Peterhead-born Lance Corporal Robert Stephen’s notes were feared lost for 20 years before being plucked from a skip in England and passed to the Aberdeen City and Aberdeenshire Archives last year.
Mr Stephen’s great-nephew, Rob Stephen, is the custodian of an “astonishing” collection of military mementos he left behind, and was stunned when his eight-year-old son excitedly pointed out a Press and Journal article about their discovery.
Mr Stephen junior recently visited the council’s archives department to view the diaries and has now shared more information about his predecessor’s wartime exploits.
It has emerged that L/Cpl Stephen was something of a documentarian of the conflict.

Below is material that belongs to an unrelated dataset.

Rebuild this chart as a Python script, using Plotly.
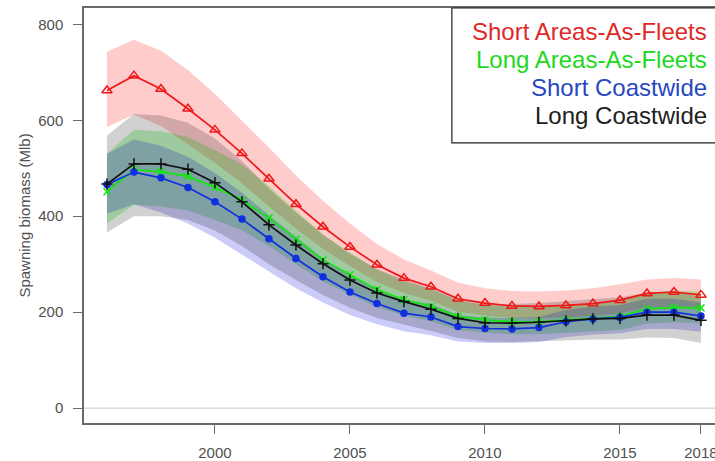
import plotly.graph_objects as go

years = list(range(1996, 2019))

short_aaf = [662, 693, 665, 624, 580, 531, 478, 425, 378, 336, 299, 271, 253, 228, 219, 213, 212, 214, 218, 225, 239, 242, 236]
short_aaf_hi = [743, 768, 745, 705, 655, 600, 543, 485, 432, 385, 342, 310, 287, 262, 250, 244, 243, 245, 250, 258, 268, 271, 268]
short_aaf_lo = [586, 612, 588, 550, 511, 468, 420, 374, 332, 296, 263, 240, 224, 201, 193, 188, 188, 189, 192, 198, 210, 212, 206]

long_aaf = [451, 497, 493, 483, 460, 434, 396, 352, 309, 278, 247, 226, 212, 191, 184, 180, 180, 184, 187, 191, 207, 210, 209]
long_aaf_hi = [530, 580, 577, 565, 538, 508, 463, 412, 362, 325, 289, 264, 248, 224, 215, 211, 211, 215, 219, 223, 240, 245, 243]
long_aaf_lo = [385, 424, 420, 412, 392, 370, 338, 300, 264, 237, 211, 193, 181, 163, 157, 154, 154, 157, 160, 163, 176, 179, 177]

short_cw = [466, 492, 480, 460, 430, 394, 353, 312, 274, 242, 218, 198, 190, 170, 166, 165, 168, 180, 186, 189, 200, 200, 192]
short_cw_hi = [530, 560, 547, 524, 490, 449, 402, 356, 312, 276, 249, 226, 217, 194, 189, 188, 190, 205, 212, 215, 228, 228, 220]
short_cw_lo = [405, 425, 408, 385, 355, 320, 285, 250, 220, 194, 175, 160, 152, 139, 136, 136, 138, 148, 153, 156, 165, 165, 159]

long_cw = [467, 509, 509, 498, 470, 430, 382, 340, 301, 267, 240, 222, 206, 187, 178, 177, 179, 182, 186, 187, 194, 194, 183]
long_cw_hi = [568, 613, 610, 595, 562, 515, 458, 408, 362, 322, 290, 268, 250, 228, 218, 217, 219, 223, 228, 231, 240, 242, 232]
long_cw_lo = [366, 400, 400, 392, 370, 338, 300, 267, 236, 209, 188, 174, 161, 146, 139, 138, 139, 141, 143, 143, 147, 146, 136]

names = ["Short Areas-As-Fleets", "Long Areas-As-Fleets", "Short Coastwide", "Long Coastwide"]
x_ticks = [2000, 2005, 2010, 2015, 2018]
y_ticks = [0, 200, 400, 600, 800]

series = [
    (short_aaf, short_aaf_hi, short_aaf_lo, "#f01818", "rgba(255,0,0,0.2)", "triangle-up-open", 9, "#e02828"),
    (long_aaf, long_aaf_hi, long_aaf_lo, "#10e810", "rgba(0,220,0,0.24)", "x-thin-open", 7, "#20d820"),
    (short_cw, short_cw_hi, short_cw_lo, "#1030e0", "rgba(0,0,220,0.2)", "circle", 6, "#2848c0"),
    (long_cw, long_cw_hi, long_cw_lo, "#101010", "rgba(0,0,0,0.18)", "cross-thin-open", 8, "#202020"),
]

fig = go.Figure()

for (mid, hi, lo, lc, fc, sym, msz, tc), nm in zip(series, names):
    fig.add_trace(go.Scatter(
        x=years + years[::-1], y=hi + lo[::-1], fill="toself", fillcolor=fc,
        line=dict(width=0), mode="lines", hoverinfo="skip", showlegend=False))

for (mid, hi, lo, lc, fc, sym, msz, tc), nm in zip(series, names):
    fig.add_trace(go.Scatter(
        x=years, y=mid, mode="lines+markers", name=nm,
        line=dict(color=lc, width=1.7),
        marker=dict(symbol=sym, size=msz, color=lc, line=dict(color=lc, width=1.5)),
        showlegend=False))

# zero reference line
fig.add_shape(type="line", xref="paper", x0=0, x1=1, yref="y", y0=0, y1=0,
              line=dict(color="#c8c8c8", width=1))

# legend box (R style, right-aligned text)
fig.add_shape(type="rect", xref="paper", yref="paper", x0=0.583, x1=1.02, y0=0.675, y1=1.0,
              line=dict(color="#202020", width=1.2), fillcolor="white", layer="above")
leg_y = [0.943, 0.876, 0.808, 0.742]
for i, nm in enumerate(names):
    fig.add_annotation(xref="paper", yref="paper", x=0.991, y=leg_y[i], text=nm,
                       showarrow=False, xanchor="right", yanchor="middle",
                       font=dict(family="Liberation Sans, Arial", size=24, color=series[i][7]))

axis_col = "#6a6a6a"
fig.update_layout(
    width=715, height=461,
    margin=dict(l=84, r=0, t=8, b=38),
    paper_bgcolor="white", plot_bgcolor="white",
    font=dict(family="Liberation Sans, Arial", color="#505050"),
    xaxis=dict(range=[1995.15, 2018.52], tickvals=x_ticks, ticktext=[str(v) for v in x_ticks],
               ticks="outside", ticklen=9, tickcolor=axis_col, tickwidth=1.2,
               showline=True, linecolor=axis_col, linewidth=1.5, mirror=True,
               showgrid=False, zeroline=False, tickfont=dict(size=15, color="#505050"),
               ticklabelstandoff=6, automargin=False, ticklabeloverflow="allow"),
    yaxis=dict(range=[-31, 834], tickvals=y_ticks, ticks="outside", ticklen=9,
               tickcolor=axis_col, tickwidth=1.2, showline=True, linecolor=axis_col,
               linewidth=1.5, mirror=False, showgrid=False, zeroline=False,
               tickfont=dict(size=15, color="#505050"), ticklabelstandoff=7, automargin=False,
               title=dict(text="Spawning biomass (Mlb)", font=dict(size=15, color="#505050"), standoff=4)),
)

fig.write_html("out.html", config={"displayModeBar": False},
               post_script="document.body.style.margin='0';document.body.style.overflow='hidden';")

As well as keeping a daily journal – almost unprecedented in a soldier of his rank – the Royal Engineer took scores of photographs which he meticulously curated in an album.
Like his practice of keeping diaries, taking photos was a very unusual hobby for a soldier at the time.
Many of the men he is pictured with in the sepia-tinted images have been marked with an “x” and a note of the date and circumstances of their death.
Others depict German tanks, ruined churches, people he encountered in Belgian villages, international officers and a “German plane shot down in flames by British aeroplanes”.
There are also photographs of the graves of his friends, many of whom he buried himself after their deaths in battle.
To his great nephew, who lives in Aberdeen, L/Cpl Stephen was simply “uncle Bob”, and he has looked after his collection of keepsakes from the war for decades.
Among the items is a rusty piece of shrapnel which tore through L/Cpl Stephen’s torso after a bomb blast – leaving him “millimetres from death”.
There are also heart-wrenching letters that his parents sent him breaking the news that his younger brother, Alfred John, had died in conflict in 1918, aged 19.
L/Cpl Stephen’s mother lamented: “But oh Robert, Robert. Poor Alfred will come back no more.”
Mr Stephen junior also has his great-uncle’s identity tags, the bolt from his rifle, his epaulettes and even the belt from his uniform.
The 59-year-old retired maths teacher said: “Bob saw military service in all the worst places. He was at Arras, Cambrai, Paschendale, Ypres.
“It is incredible that he survived and that we have his memories to look back at.”
L/Cpl Stephen, who was born in 1894, kept a record of the harrowing scenes he witnessed along with a daily account of his life.
The Sapper with the Highland Division of the Royal Engineers described the “horrible sights” he observed on ravaged battlefields and the “great rejoicing” which occurred when the guns fell silent.
On November 11, 1918, he wrote: “I overheard the bells as I was going over open country with Dolly [his horse].”
In capitals, he added: “HAPPY DAY. THANK GOD.”
After leaving the Army, L/Cpl Stephen moved to Glasgow and later relocated to Kent to be nearer his daughter, Ruth.
He died in 1980, and the three small books were handed down to a relative before going missing around the year 2000.
Mr Stephen junior explained a Press and Journal article helped reunite him with the priceless family heirlooms.
He added: “My son has a tremendous interest in history and came across the article about the diaries being found on his mum’s phone.
“He said ‘look, it’s your great-uncle’, but I initially dismissed it and thought it couldn’t possibly be him.
“It is a real mystery what happened to the diaries until they turned up in that skip.
“I think it’s incredibly important that these are seen. I think it is right that people know what the war was like.
“You can read about it in a history book, but that isn’t the same as these diaries.
“What Uncle Bob has left behind is astonishing.”